Because the event was publically advertised and there was no security preventing anyone from wandering in off the street, I naturally daydreamed about armed bandits bursting through the threshold and littering the room in a blaze of bullets. I even went so far as to identify the optimal places to seek cover and considered all possible escape routes. But this fantasy left me deflated, as I sadly concluded that the place was a venerable deathtrap. And so I regained consciousness, the guests still deep in conversation, and lounging around me on plush pastel sofas slurping virgin Piña Coladas.

But my paranoia was not abated when, after the day, colleagues advised against going downstairs and outside to wait for our hotel driver, instead insisting we remained perched in single file on the broiling, narrow second floor stairwell in anticipation of his call.

The next night we dined with clients at another open-air restaurant, this one atop a narrow and confined historic walk-up that once functioned as a brothel. The overly decorated small entrance way and crammed corridors featured erotic pictures, statuettes, handicrafts and paintings of prostitutes. The roof offered exquisite unobstructed views of the twinkling Badshahi Mosque, Pakistan’s largest house of prayer.

During the meal there was a power outage. With a snap of a finger the entire landscape went black, rendering a rooftop packed with diners, the world’s seventh largest mosque, and a labyrinth of ancient cobblestone streets all in instant darkness. It gave one the eerie and majestic sense of how civilization existed for so long in the absence of electricity. Restaurant attendants frantically placed candles about the terrace and then shined flashlights onto our invisible plates, piled pell-mell with a mélange of charcoaled meats draped in mouth-singeing gravies.

After dinner we strolled the ancient alleyways once home to Lahore’s red light district. I was told there were still brothels in operation, so it was naturally half-jokingly suggested that we explore some of these options. Such a notion made me giggle with dread. I could easily envision getting raided at a Pakistani whorehouse and the inevitably catastrophic results with all their humiliations and near, or not-so-near, death experiences. So, to this repeated proposal, which I insisted interpreting as jest, I dismissed the bulging white eyes and impish grins of our hosts without a whiff of interest.

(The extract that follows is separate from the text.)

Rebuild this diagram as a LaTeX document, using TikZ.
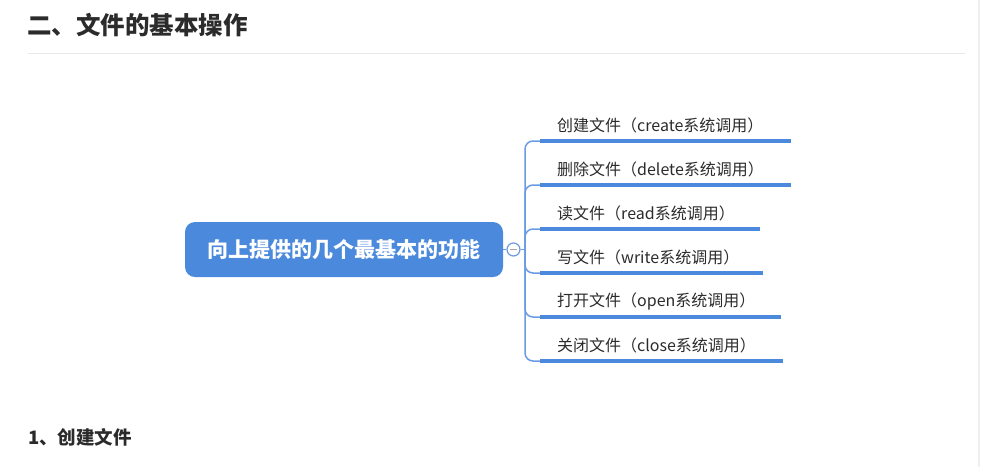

The next afternoon we made the four-hour drive from Lahore to our hotel in Islamabad, a smooth open highway along magnificent mountainous countryside without checkpoints or other obstructions. The drive revealed the vast extent of the open border between Afghanistan and Pakistan, which put me on guard when we stopped to refuel. Here I was met by the unfriendly stares of travelers from aboard trucks and buses, leaving my mind reeling with images of dread. But of course, yet again, I was absolutely fine.

——————-

Pakistan was at once fascinating and as equally unsettling. I was deeply moved—as I often am when I travel—by people’s kindness and hospitality. I had the pleasure of visiting three families’ homes and enjoying their incredible home-cooked feasts. I met hundreds of lovely people. Many have since kept in touch via Skype; so many in fact, that a good half of all my contacts are from the trip, which I’m sure is much to the chagrin of the NSA. While my fear wasn’t constant, it was still—however helpful or not—a most loyal companion.

I think Jiddu Krishnamurti says it well:

Fear is never an actuality; it is either before or after the active present. When there is fear in the active present, is it fear? It is there and there is no escape from it, no evasion possible. There, at that actual moment, there is total attention at the moment of danger, physical or psychological. When there is complete attention there is no fear. But the actual fact of inattention breeds fear; fear arises when there is an avoidance of the fact, a flight; then the very escape itself is fear.

And so, I can’t wait to one day again escape back to Pakistan.